Katherine Bradford Is Just Getting Started

This article is part of Hyperallergic’s 2024 Pride Month series, featuring interviews with art-world queer and trans elders throughout June.

At her studio in Brooklyn, New York, 82-year-old artist Katherine Bradford and I sat across from a finished painting titled “Women Together.” It depicts two silver-haired women with featureless faces levitating over a bed, united in an embrace.

“They’re levitating because they’re happy together,” the artist explained.

Wearing her octogenarian years so gracefully, Bradford lives happily with her partner of 34 years, Jane O’Wyatt. In recent years, she finally began enjoying the fruits of her decades-long career, showing at major museums and international art galleries, while leagues of young queer artists look up to her as a role model. 

“I’m living the dream,” she told me, adding that she’s just getting started.

It took many years for that dream to come true: She turned to painting in her 30s, after leaving Maine, where she shared a house with her twin daughters and now ex-husband Peter Bradford, to start a new life as an artist in New York City. She continued dating men for about another decade before ultimately meeting O’Wyatt in 1990. It took much longer to fit into New York City’s cliquey art scene, to which she was — and perhaps remains — an outsider with her candid, down-to-earth attitude and unorthodox style of painting.

Surrounded by her work, and with a photo of her and O’Wyatt on their wedding day resting on a coffee table between us, I asked Bradford a few questions. The following is a condensed version of our conversation.

* * *

Hyperallergic: At what point did you gain the freedom to be your true self?

Katherine Bradford: Hard question […] It wasn’t sudden. I had to do it gradually.

My parents were very upset that I didn’t stay married to Peter. Our families knew each other and he was just the person that I was supposed to marry. We had these twins right away and I think it was upsetting to the people around me that I … I messed up, kind of.

H: Did you have to pay a heavy price for that?

KB: It was a combination of feeling really bad that I had disappointed them — including my children, who were also pretty upset, although they have a good sense of humor and have written some funny things about that time — but I was also excited by what was happening.

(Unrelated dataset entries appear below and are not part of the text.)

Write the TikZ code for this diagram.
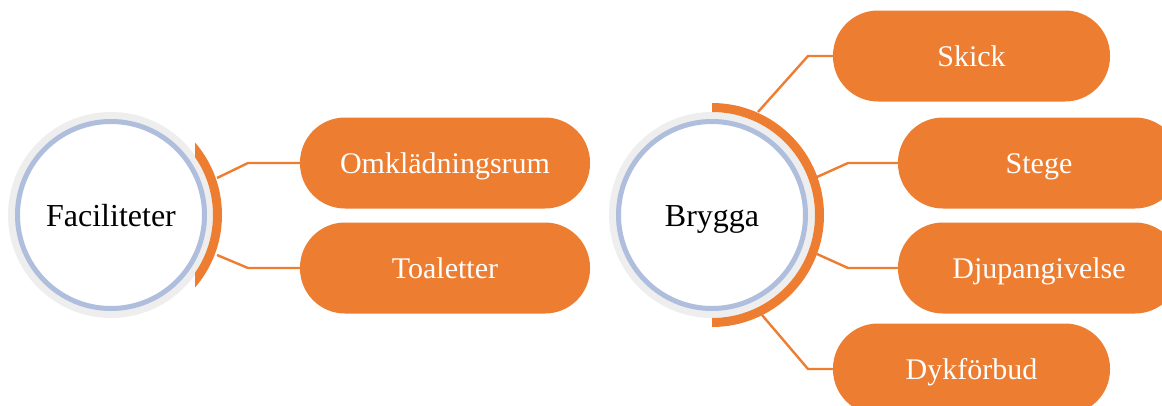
\documentclass[tikz,border=0pt]{standalone}
\usepackage{fontspec}
\setmainfont{Liberation Serif}
\definecolor{orng}{HTML}{ED7D31}
\definecolor{ringgray}{HTML}{EEEEEE}
\definecolor{ringblue}{HTML}{AFBEDC}
\begin{document}
\begin{tikzpicture}[x=1pt,y=-1pt,
  pill/.style={rectangle, rounded corners=45pt, fill=orng, text=white,
    minimum width=#1, minimum height=91pt, inner sep=0pt,
    font=\fontsize{30}{34}\selectfont, text height=20pt, text depth=0pt},
  hub/.style={circle, fill=white, draw=ringblue, line width=5pt,
    minimum size=187pt, inner sep=0pt,
    font=\fontsize{32}{36}\selectfont, text height=22pt, text depth=0pt},
  link/.style={draw=orng, line width=2.4pt}]
\useasboundingbox (0,0) rectangle (1162,405);
\clip (0,0) rectangle (1162,405);

% centres
\coordinate (c1) at (111,215);
\coordinate (c2) at (712,215);

% gray halos
\fill[ringgray] (c1) circle[radius=103pt];
\fill[ringgray] (c2) circle[radius=103pt];

% orange arcs
\begin{scope}
  \clip (195,0) rectangle (400,405);
  \fill[orng, even odd rule] (c1) circle[radius=111pt] (c1) circle[radius=102pt];
\end{scope}
\begin{scope}
  \clip (712,0) rectangle (900,405);
  \fill[orng, even odd rule] (c2) circle[radius=112pt] (c2) circle[radius=103pt];
\end{scope}

% hubs
\node[hub] (fac) at (c1) {Faciliteter};
\node[hub] (bry) at (c2) {Brygga};

% pills
\node[pill=290pt] (omk) at (445,163) {Omklädningsrum};
\node[pill=290pt] (toa) at (445,268) {Toaletter};
\node[pill=277pt] (skick) at (971.5,56) {Skick};
\node[pill=282pt] (stege) at (1039,163) {Stege};
\node[pill=282pt] (djup) at (1039,268) {Djupangivelse};
\node[pill=277pt] (dyk) at (971.5,369) {Dykförbud};

% connector points
\coordinate (a1) at (217,178); \coordinate (k1) at (248,163);
\coordinate (a2) at (217,255); \coordinate (k2) at (248,268);
\coordinate (b1) at (758,112); \coordinate (m1) at (808,56);
\coordinate (b2) at (817,177); \coordinate (m2) at (848,163);
\coordinate (b3) at (817,254); \coordinate (m3) at (848,268);
\coordinate (b4) at (762,315); \coordinate (m4) at (808,369);

\draw[link] (a1) -- (k1) -- (omk.west);
\draw[link] (a2) -- (k2) -- (toa.west);
\draw[link] (b1) -- (m1) -- (skick.west);
\draw[link] (b2) -- (m2) -- (stege.west);
\draw[link] (b3) -- (m3) -- (djup.west);
\draw[link] (b4) -- (m4) -- (dyk.west);
\end{tikzpicture}
\end{document}
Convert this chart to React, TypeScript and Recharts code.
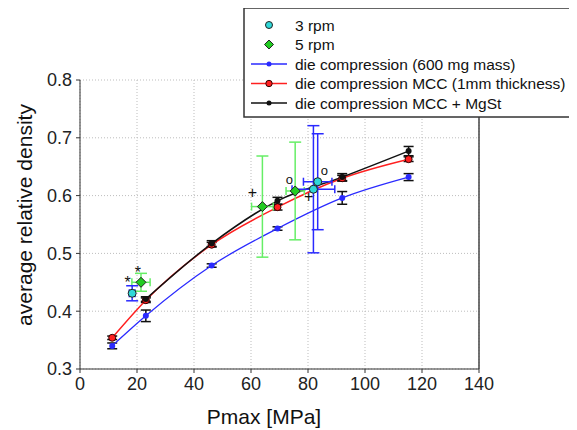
import React from 'react';
import {
  ComposedChart,
  Line,
  Scatter,
  XAxis,
  YAxis,
  CartesianGrid,
  ErrorBar,
  ReferenceLine,
} from 'recharts';

// ---- data ----
const pressures = [11.3, 23.1, 46.2, 69.3, 92.0, 115.3];
const massDensity = [0.340, 0.392, 0.479, 0.543, 0.596, 0.632];
const massErr = [0.005, 0.01, 0.003, 0.003, 0.011, 0.006];
const mccDensity = [0.354, 0.419, 0.515, 0.580, 0.630, 0.663];
const mccErr = [0.003, 0.004, 0.004, 0.005, 0.005, 0.004];
const mgstPressures = [23.1, 46.2, 69.3, 92.0, 115.3];
const mgstDensity = [0.421, 0.517, 0.591, 0.632, 0.677];
const mgstErr = [0.004, 0.005, 0.006, 0.006, 0.008];

const rpm3Pressure = [18.3, 81.9, 83.4];
const rpm3Density = [0.431, 0.611, 0.624];
const rpm3ErrY = [0.013, 0.11, 0.083];
const rpm3ErrX = [1.0, 7.5, 5.0];

const rpm5Pressure = [21.4, 64.0, 75.5];
const rpm5Density = [0.450, 0.581, 0.608];
const rpm5ErrY = [0.0155, 0.0875, 0.0845];
const rpm5ErrX = [3.2, 3.8, 3.2];

const markPressure = [16.7, 20.3, 60.5, 73.5, 80.2, 85.7];
const markDensity = [0.455, 0.473, 0.605, 0.627, 0.598, 0.641];
const markText = ['*', '*', '+', 'o', '+', 'o'];

const xTicks = [0, 20, 40, 60, 80, 100, 120, 140];
const yTicks = [0.3, 0.4, 0.5, 0.6, 0.7, 0.8];

const legendLabels = [
  '3 rpm',
  '5 rpm',
  'die compression (600 mg mass)',
  'die compression MCC (1mm thickness)',
  'die compression MCC + MgSt',
];

// ---- build rows ----
const rows = (xs: number[], ys: number[], es: number[]) =>
  xs.map((x, i) => ({ x, y: ys[i], e: es[i] }));
const massRows = rows(pressures, massDensity, massErr);
const mccRows = rows(pressures, mccDensity, mccErr);
const mgstRows = rows(mgstPressures, mgstDensity, mgstErr);
const rpm3Rows = rpm3Pressure.map((x, i) => ({ x, y: rpm3Density[i], ey: rpm3ErrY[i], ex: rpm3ErrX[i] }));
const rpm5Rows = rpm5Pressure.map((x, i) => ({ x, y: rpm5Density[i], ey: rpm5ErrY[i], ex: rpm5ErrX[i] }));
const markRows = markPressure.map((x, i) => ({ x, y: markDensity[i], t: markText[i] }));

const FONT = '"Liberation Sans", Arial, sans-serif';
const BLUE = '#2a2aff';
const RED = '#ff2020';
const BLACK = '#111111';
const CYAN = '#30d8d8';
const GREEN = '#22cc22';
const LGREEN = '#66ee66';

const Circle = (p: any) => (
  <circle cx={p.cx} cy={p.cy} r={4} fill={CYAN} stroke="#222" strokeWidth={1} />
);
const Diamond = (p: any) => {
  const s = 5;
  return (
    <path
      d={`M${p.cx},${p.cy - s}L${p.cx + s},${p.cy}L${p.cx},${p.cy + s}L${p.cx - s},${p.cy}Z`}
      fill={GREEN}
      stroke="#222"
      strokeWidth={1}
    />
  );
};
const Mark = (p: any) => {
  const t = p.payload?.t ?? p.t;
  const fs = t === 'o' ? 13 : 16;
  const off = t === '*' ? 0.55 : t === '+' ? 0.33 : 0.27;
  return (
    <text
      x={p.cx}
      y={p.cy + off * fs}
      textAnchor="middle"
      fontFamily={FONT}
      fontSize={fs}
      fill="#111"
    >
      {t}
    </text>
  );
};

const Legend = () => {
  const rowsY = [18, 37.5, 57, 76.5, 96];
  return (
    <svg width={345} height={112} style={{ position: 'absolute', left: 235, top: -1 }}>
      <rect x={1} y={1} width={360} height={109} fill="#fff" stroke="#333" strokeWidth={1.5} />
      <circle cx={26} cy={rowsY[0]} r={3.5} fill={CYAN} stroke="#222" strokeWidth={1} />
      <path
        d={`M26,${rowsY[1] - 4.5}L30.5,${rowsY[1]}L26,${rowsY[1] + 4.5}L21.5,${rowsY[1]}Z`}
        fill={GREEN}
        stroke="#222"
        strokeWidth={1}
      />
      <line x1={8} x2={44} y1={rowsY[2]} y2={rowsY[2]} stroke={BLUE} strokeWidth={1.5} />
      <circle cx={26} cy={rowsY[2]} r={2.5} fill={BLUE} />
      <line x1={8} x2={44} y1={rowsY[3]} y2={rowsY[3]} stroke={RED} strokeWidth={1.5} />
      <circle cx={26} cy={rowsY[3]} r={3.2} fill={RED} stroke="#300" strokeWidth={1} />
      <line x1={8} x2={44} y1={rowsY[4]} y2={rowsY[4]} stroke={BLACK} strokeWidth={1.5} />
      <circle cx={26} cy={rowsY[4]} r={2.5} fill={BLACK} />
      {legendLabels.map((l, i) => (
        <text
          key={l}
          x={52}
          y={rowsY[i]}
          dominantBaseline="central"
          fontFamily={FONT}
          fontSize={15.5}
          fill="#111"
        >
          {l}
        </text>
      ))}
    </svg>
  );
};

export default function App() {
  return (
    <div style={{ position: 'relative', width: 569, height: 422, overflow: 'hidden' }}>
      <ComposedChart
        width={569}
        height={422}
        margin={{ top: 72, right: 98, bottom: 0, left: 0 }}
      >
        <CartesianGrid stroke="#bdbdbd" strokeDasharray="1 2" />
        <XAxis
          dataKey="x"
          type="number"
          domain={[0, 140]}
          ticks={xTicks}
          allowDataOverflow
          height={61}
          tickSize={4}
          tickMargin={4}
          stroke="#333"
          tick={{ fill: '#222', fontSize: 18, fontFamily: FONT }}
          label={{
            content: () => (
              <text
                x={256}
                y={408}
                textAnchor="middle"
                dominantBaseline="central"
                fontFamily={FONT}
                fontSize={21}
                fill="#111"
              >
                Pmax [MPa]
              </text>
            ),
          }}
        />
        <YAxis
          dataKey="y"
          type="number"
          domain={[0.3, 0.8]}
          ticks={yTicks}
          allowDataOverflow
          width={72}
          tickSize={4}
          tickMargin={4}
          stroke="#333"
          tickFormatter={(v: number) => v.toFixed(1)}
          tick={{ fill: '#222', fontSize: 18, fontFamily: FONT }}
          label={{
            content: () => (
              <text
                x={16}
                y={207}
                transform="rotate(-90 16 207)"
                textAnchor="middle"
                dominantBaseline="central"
                fontFamily={FONT}
                fontSize={21}
                fill="#111"
              >
                average relative density
              </text>
            ),
          }}
        />
        <ReferenceLine x={140} stroke="#444" strokeWidth={1.5} />
        <Line
          data={massRows}
          dataKey="y"
          type="monotone"
          stroke={BLUE}
          strokeWidth={1.3}
          dot={{ r: 3, fill: BLUE, stroke: BLUE, strokeWidth: 0 }}
          isAnimationActive={false}
        >
          <ErrorBar dataKey="e" width={5} stroke={BLACK} strokeWidth={1.5} direction="y" />
        </Line>
        <Line
          data={mccRows}
          dataKey="y"
          type="monotone"
          stroke={RED}
          strokeWidth={1.5}
          dot={{ r: 3.5, fill: RED, stroke: '#300', strokeWidth: 1 }}
          isAnimationActive={false}
        >
          <ErrorBar dataKey="e" width={5} stroke={BLACK} strokeWidth={1.5} direction="y" />
        </Line>
        <Line
          data={mgstRows}
          dataKey="y"
          type="monotone"
          stroke={BLACK}
          strokeWidth={1.5}
          dot={{ r: 3, fill: BLACK, stroke: BLACK, strokeWidth: 0 }}
          isAnimationActive={false}
        >
          <ErrorBar dataKey="e" width={5} stroke={BLACK} strokeWidth={1.5} direction="y" />
        </Line>
        <Scatter data={rpm5Rows} dataKey="y" shape={Diamond} isAnimationActive={false}>
          <ErrorBar dataKey="ey" width={6} stroke={LGREEN} strokeWidth={1.5} direction="y" />
          <ErrorBar dataKey="ex" width={4} stroke={LGREEN} strokeWidth={1.5} direction="x" />
        </Scatter>
        <Scatter data={rpm3Rows} dataKey="y" shape={Circle} isAnimationActive={false}>
          <ErrorBar dataKey="ey" width={6} stroke={BLUE} strokeWidth={1.5} direction="y" />
          <ErrorBar dataKey="ex" width={4} stroke={BLUE} strokeWidth={1.5} direction="x" />
        </Scatter>
        <Scatter data={markRows} dataKey="y" shape={Mark} isAnimationActive={false} />
      </ComposedChart>
      <Legend />
    </div>
  );
}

Moving to New York was not easy, but it was certainly interesting, and I gradually found a place for myself here.

H: Those two things, coming out and becoming an artist, seem intertwined.

KB: Yes, and you know, it was harder for me to become an artist than to come out.

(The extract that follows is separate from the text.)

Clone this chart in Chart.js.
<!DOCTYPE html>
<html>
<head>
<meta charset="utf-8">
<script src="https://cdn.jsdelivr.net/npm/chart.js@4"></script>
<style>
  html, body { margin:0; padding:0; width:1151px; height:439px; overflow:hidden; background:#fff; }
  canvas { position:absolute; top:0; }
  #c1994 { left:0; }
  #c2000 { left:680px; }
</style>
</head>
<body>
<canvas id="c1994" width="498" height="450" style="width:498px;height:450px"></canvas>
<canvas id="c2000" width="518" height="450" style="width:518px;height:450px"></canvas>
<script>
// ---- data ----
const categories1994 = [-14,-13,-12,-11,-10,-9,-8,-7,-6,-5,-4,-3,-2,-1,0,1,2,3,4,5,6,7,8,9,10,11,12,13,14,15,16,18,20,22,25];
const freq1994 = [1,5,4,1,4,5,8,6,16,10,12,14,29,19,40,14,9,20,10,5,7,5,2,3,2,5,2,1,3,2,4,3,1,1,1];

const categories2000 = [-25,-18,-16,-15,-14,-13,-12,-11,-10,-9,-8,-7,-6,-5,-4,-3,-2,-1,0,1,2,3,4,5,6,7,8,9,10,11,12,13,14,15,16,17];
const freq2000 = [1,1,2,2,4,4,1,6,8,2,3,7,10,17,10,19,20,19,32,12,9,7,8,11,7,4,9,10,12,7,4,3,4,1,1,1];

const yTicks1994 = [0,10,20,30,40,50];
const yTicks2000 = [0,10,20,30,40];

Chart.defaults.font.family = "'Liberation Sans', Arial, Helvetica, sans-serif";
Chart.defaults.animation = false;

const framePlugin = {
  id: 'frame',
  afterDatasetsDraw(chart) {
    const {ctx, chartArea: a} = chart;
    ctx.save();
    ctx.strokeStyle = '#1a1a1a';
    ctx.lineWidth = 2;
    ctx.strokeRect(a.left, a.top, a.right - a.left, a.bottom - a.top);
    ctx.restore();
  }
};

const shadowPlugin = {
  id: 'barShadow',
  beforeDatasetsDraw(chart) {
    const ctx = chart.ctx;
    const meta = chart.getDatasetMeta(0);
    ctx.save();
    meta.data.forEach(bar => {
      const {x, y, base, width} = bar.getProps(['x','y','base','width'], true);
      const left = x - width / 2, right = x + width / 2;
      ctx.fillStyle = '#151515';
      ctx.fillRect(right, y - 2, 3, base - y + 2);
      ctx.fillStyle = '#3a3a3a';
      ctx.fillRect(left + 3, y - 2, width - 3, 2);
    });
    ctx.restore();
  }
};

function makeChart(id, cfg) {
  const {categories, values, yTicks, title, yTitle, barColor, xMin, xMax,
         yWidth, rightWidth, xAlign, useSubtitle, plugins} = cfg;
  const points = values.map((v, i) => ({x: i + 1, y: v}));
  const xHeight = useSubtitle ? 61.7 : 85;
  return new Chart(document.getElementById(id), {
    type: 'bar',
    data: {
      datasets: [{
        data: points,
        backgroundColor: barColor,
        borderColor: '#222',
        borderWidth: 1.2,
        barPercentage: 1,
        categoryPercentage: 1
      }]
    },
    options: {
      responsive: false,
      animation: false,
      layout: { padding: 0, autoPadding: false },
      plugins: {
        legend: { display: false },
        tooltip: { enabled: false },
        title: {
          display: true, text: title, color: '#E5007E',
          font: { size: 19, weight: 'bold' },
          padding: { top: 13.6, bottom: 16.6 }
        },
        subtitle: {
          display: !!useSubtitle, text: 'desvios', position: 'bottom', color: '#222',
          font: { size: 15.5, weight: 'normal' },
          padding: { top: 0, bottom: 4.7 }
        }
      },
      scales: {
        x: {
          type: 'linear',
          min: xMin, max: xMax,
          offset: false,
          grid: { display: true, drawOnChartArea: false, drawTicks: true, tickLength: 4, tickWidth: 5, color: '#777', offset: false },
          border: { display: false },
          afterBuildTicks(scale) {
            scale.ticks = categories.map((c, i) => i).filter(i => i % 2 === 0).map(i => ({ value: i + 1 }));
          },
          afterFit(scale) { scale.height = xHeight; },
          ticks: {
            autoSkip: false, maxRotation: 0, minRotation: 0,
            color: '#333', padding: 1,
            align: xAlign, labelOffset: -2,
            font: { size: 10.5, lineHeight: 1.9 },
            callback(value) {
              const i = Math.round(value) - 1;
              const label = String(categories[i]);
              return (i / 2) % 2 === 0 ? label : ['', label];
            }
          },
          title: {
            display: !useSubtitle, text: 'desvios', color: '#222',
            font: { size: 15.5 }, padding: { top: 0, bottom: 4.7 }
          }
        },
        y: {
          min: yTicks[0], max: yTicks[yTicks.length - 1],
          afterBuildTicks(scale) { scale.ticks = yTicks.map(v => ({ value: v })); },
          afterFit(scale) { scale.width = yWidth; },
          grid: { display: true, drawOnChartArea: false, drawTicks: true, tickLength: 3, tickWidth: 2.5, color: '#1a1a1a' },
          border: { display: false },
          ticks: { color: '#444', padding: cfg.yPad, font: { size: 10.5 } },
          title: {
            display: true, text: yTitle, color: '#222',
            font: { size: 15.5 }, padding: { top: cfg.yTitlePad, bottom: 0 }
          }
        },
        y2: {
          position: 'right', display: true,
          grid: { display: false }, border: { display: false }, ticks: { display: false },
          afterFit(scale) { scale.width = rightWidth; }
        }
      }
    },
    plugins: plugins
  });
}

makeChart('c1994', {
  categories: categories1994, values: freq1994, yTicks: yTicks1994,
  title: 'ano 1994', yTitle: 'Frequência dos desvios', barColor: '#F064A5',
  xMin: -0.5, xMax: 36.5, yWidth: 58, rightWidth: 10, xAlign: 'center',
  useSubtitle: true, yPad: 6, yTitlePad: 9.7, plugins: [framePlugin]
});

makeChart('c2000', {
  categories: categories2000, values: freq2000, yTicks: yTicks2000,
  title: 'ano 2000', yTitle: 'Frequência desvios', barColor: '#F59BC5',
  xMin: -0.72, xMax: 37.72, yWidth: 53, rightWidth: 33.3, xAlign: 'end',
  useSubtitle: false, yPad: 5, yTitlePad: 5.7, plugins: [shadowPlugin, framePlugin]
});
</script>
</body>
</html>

H: Was it because of the male-dominated art world?

KB: People’s opinions were harder on me. I don’t think anybody believed I could be an artist. They didn’t take me seriously.

H: How did that make you feel? Did it fill you with self-doubt?

KB: It’s not that I wanted to be a great artist. I just wanted to lead the artist life. I just wanted a chance.

H: And here you are now, in your prime.

KB: Oh, my prime is 10 years away!

I think one thing that kept me from being an artist was that I had a very happy childhood. I wasn’t even a miserable wife. It’s just that I thought there was something more to life.

I knew that the life I was living wasn’t all there was. I was curious to see what else could happen. And I’m still curious. That’s why I don’t think I’ve reached my prime yet.

H: There’s a lot of freedom in your work: women flying, dancing, swimming, levitating …

KB: I think gay male artists have done a very good job of giving us representations of gay male life, especially the erotic life. I’m trying to balance that out, but I don’t really know how to do that. These two women [pointing at “Women Together”] are elders, and they’re sort of gentle with each other. I wanted to tell that story. And here [pointing at another painting in progress] is a family with two mothers.

H: What feeling do you go home with after working on these paintings?

KB: An impish grin!

H: Younger artists look up to you, and I’ve heard several stories about how accessible and supportive you are. Is it important to you to support younger queer artists and be part of the community?

KB: It’s important to me to be an open, decent person in this community. I don’t care if they’re younger or older, queer or straight.

When I moved here from Maine, people were so mean to me that I didn’t ever want to repeat that. I thought the hierarchy in the art world was terrible. And I still don’t like it at all.